▸ **EXERCISE BRIEF**: Without the pictures, set down every line of the data exactly.

--- Begin ---

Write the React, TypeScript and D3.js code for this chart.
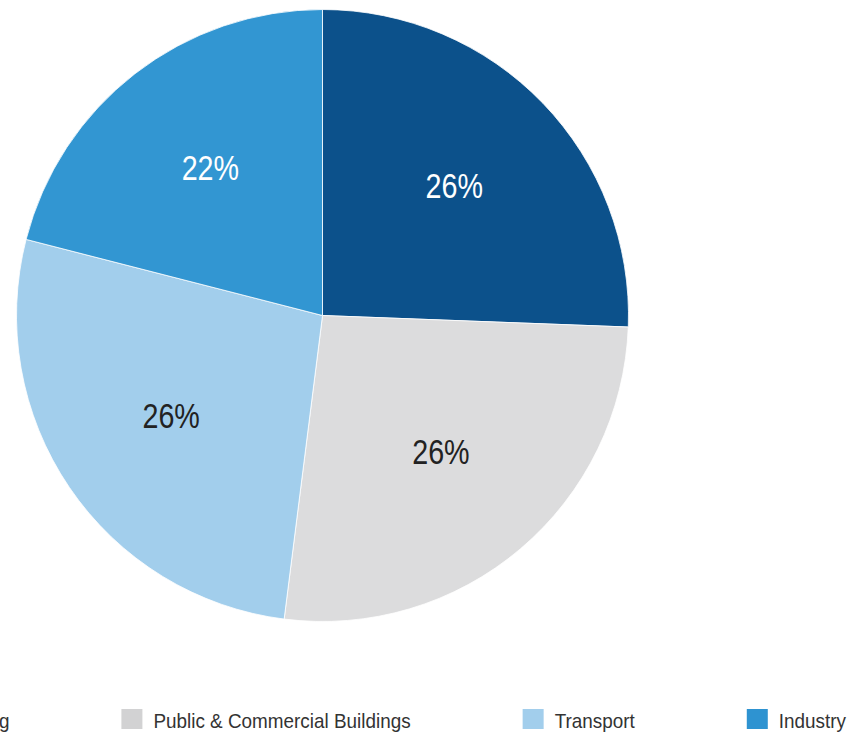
import { useEffect, useRef } from "react";
import * as d3 from "d3";

const categories = ["Housing", "Public & Commercial Buildings", "Transport", "Industry"];
const shares = [25.6, 26.4, 27.0, 21.0];
const shareLabels = ["26%", "26%", "26%", "22%"];
const colors = ["#0c518b", "#dcdcdd", "#a2ceec", "#3296d2"];
const labelColors = ["#ffffff", "#222222", "#222222", "#ffffff"];
const legendColors = ["#0c518b", "#d2d2d3", "#a2ceec", "#2e93d1"];

// no condensed face installed, so squeeze the regular one
const NARROW = 0.82;
const LEGEND_NARROW = 0.9;

const App = () => {
  const svgRef = useRef<SVGSVGElement>(null);

  useEffect(() => {
    document.body.style.margin = "0";
    if (!svgRef.current) return;
    const svg = d3.select(svgRef.current);
    svg.selectAll("*").remove();
    const width = 848;
    const height = 736;
    const cx = 322.5;
    const cy = 315.5;
    const radius = 306;
    const font = "'Liberation Sans', Arial, sans-serif";

    svg.attr("width", width).attr("height", height);

    const pie = d3
      .pie<number>()
      .sort(null)
      .value(d => d);
    const arcs = pie(shares);
    const arc = d3.arc<d3.PieArcDatum<number>>().innerRadius(0).outerRadius(radius);
    const labelArc = d3.arc<d3.PieArcDatum<number>>().innerRadius(183).outerRadius(183);

    const g = svg.append("g").attr("transform", `translate(${cx},${cy})`);
    g.selectAll(".slice")
      .data(arcs)
      .enter()
      .append("path")
      .attr("class", "slice")
      .attr("d", arc)
      .attr("fill", (_, i) => colors[i])
      .attr("stroke", "#ffffff")
      .attr("stroke-width", 0.8);

    g.selectAll(".label")
      .data(arcs)
      .enter()
      .append("text")
      .attr("class", "label")
      .attr("transform", d => `translate(${labelArc.centroid(d)}) scale(${NARROW},1)`)
      .attr("text-anchor", "middle")
      .attr("dy", "0.27em")
      .attr("font-family", font)
      .attr("font-size", 35)
      .attr("fill", (_, i) => labelColors[i])
      .text((_, i) => shareLabels[i]);

    // legend, laid out from its right end
    const legend = svg.append("g").attr("transform", "translate(0,709)");
    const items = legend
      .selectAll(".item")
      .data(categories)
      .enter()
      .append("g")
      .attr("class", "item");
    items
      .append("rect")
      .attr("width", 21)
      .attr("height", 20)
      .attr("fill", (_, i) => legendColors[i]);
    const texts = items
      .append("text")
      .attr("transform", `translate(32,19) scale(${LEGEND_NARROW},1)`)
      .attr("font-family", font)
      .attr("font-size", 21)
      .attr("fill", "#333333")
      .text(d => d);
    const widths = texts
      .nodes()
      .map(n => (n as SVGTextElement).getComputedTextLength() * LEGEND_NARROW);
    let x = 846;
    const xs: number[] = [];
    for (let i = categories.length - 1; i >= 0; i--) {
      x -= 32 + widths[i];
      xs[i] = x;
      x -= 112;
    }
    items.attr("transform", (_, i) => `translate(${xs[i]},0)`);
  }, []);

  return <svg ref={svgRef} style={{ display: "block" }} />;
};

export default App;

--- End ---

▸ **TASK RESPONSE**:
Write the React, TypeScript and D3.js code for this chart.
import { useEffect, useRef } from "react";
import * as d3 from "d3";

const categories = ["Housing", "Public & Commercial Buildings", "Transport", "Industry"];
const shares = [25.6, 26.4, 27.0, 21.0];
const shareLabels = ["26%", "26%", "26%", "22%"];
const colors = ["#0c518b", "#dcdcdd", "#a2ceec", "#3296d2"];
const labelColors = ["#ffffff", "#222222", "#222222", "#ffffff"];
const legendColors = ["#0c518b", "#d2d2d3", "#a2ceec", "#2e93d1"];

// no condensed face installed, so squeeze the regular one
const NARROW = 0.82;
const LEGEND_NARROW = 0.9;

const App = () => {
  const svgRef = useRef<SVGSVGElement>(null);

  useEffect(() => {
    document.body.style.margin = "0";
    if (!svgRef.current) return;
    const svg = d3.select(svgRef.current);
    svg.selectAll("*").remove();
    const width = 848;
    const height = 736;
    const cx = 322.5;
    const cy = 315.5;
    const radius = 306;
    const font = "'Liberation Sans', Arial, sans-serif";

    svg.attr("width", width).attr("height", height);

    const pie = d3
      .pie<number>()
      .sort(null)
      .value(d => d);
    const arcs = pie(shares);
    const arc = d3.arc<d3.PieArcDatum<number>>().innerRadius(0).outerRadius(radius);
    const labelArc = d3.arc<d3.PieArcDatum<number>>().innerRadius(183).outerRadius(183);

    const g = svg.append("g").attr("transform", `translate(${cx},${cy})`);
    g.selectAll(".slice")
      .data(arcs)
      .enter()
      .append("path")
      .attr("class", "slice")
      .attr("d", arc)
      .attr("fill", (_, i) => colors[i])
      .attr("stroke", "#ffffff")
      .attr("stroke-width", 0.8);

    g.selectAll(".label")
      .data(arcs)
      .enter()
      .append("text")
      .attr("class", "label")
      .attr("transform", d => `translate(${labelArc.centroid(d)}) scale(${NARROW},1)`)
      .attr("text-anchor", "middle")
      .attr("dy", "0.27em")
      .attr("font-family", font)
      .attr("font-size", 35)
      .attr("fill", (_, i) => labelColors[i])
      .text((_, i) => shareLabels[i]);

    // legend, laid out from its right end
    const legend = svg.append("g").attr("transform", "translate(0,709)");
    const items = legend
      .selectAll(".item")
      .data(categories)
      .enter()
      .append("g")
      .attr("class", "item");
    items
      .append("rect")
      .attr("width", 21)
      .attr("height", 20)
      .attr("fill", (_, i) => legendColors[i]);
    const texts = items
      .append("text")
      .attr("transform", `translate(32,19) scale(${LEGEND_NARROW},1)`)
      .attr("font-family", font)
      .attr("font-size", 21)
      .attr("fill", "#333333")
      .text(d => d);
    const widths = texts
      .nodes()
      .map(n => (n as SVGTextElement).getComputedTextLength() * LEGEND_NARROW);
    let x = 846;
    const xs: number[] = [];
    for (let i = categories.length - 1; i >= 0; i--) {
      x -= 32 + widths[i];
      xs[i] = x;
      x -= 112;
    }
    items.attr("transform", (_, i) => `translate(${xs[i]},0)`);
  }, []);

  return <svg ref={svgRef} style={{ display: "block" }} />;
};

export default App;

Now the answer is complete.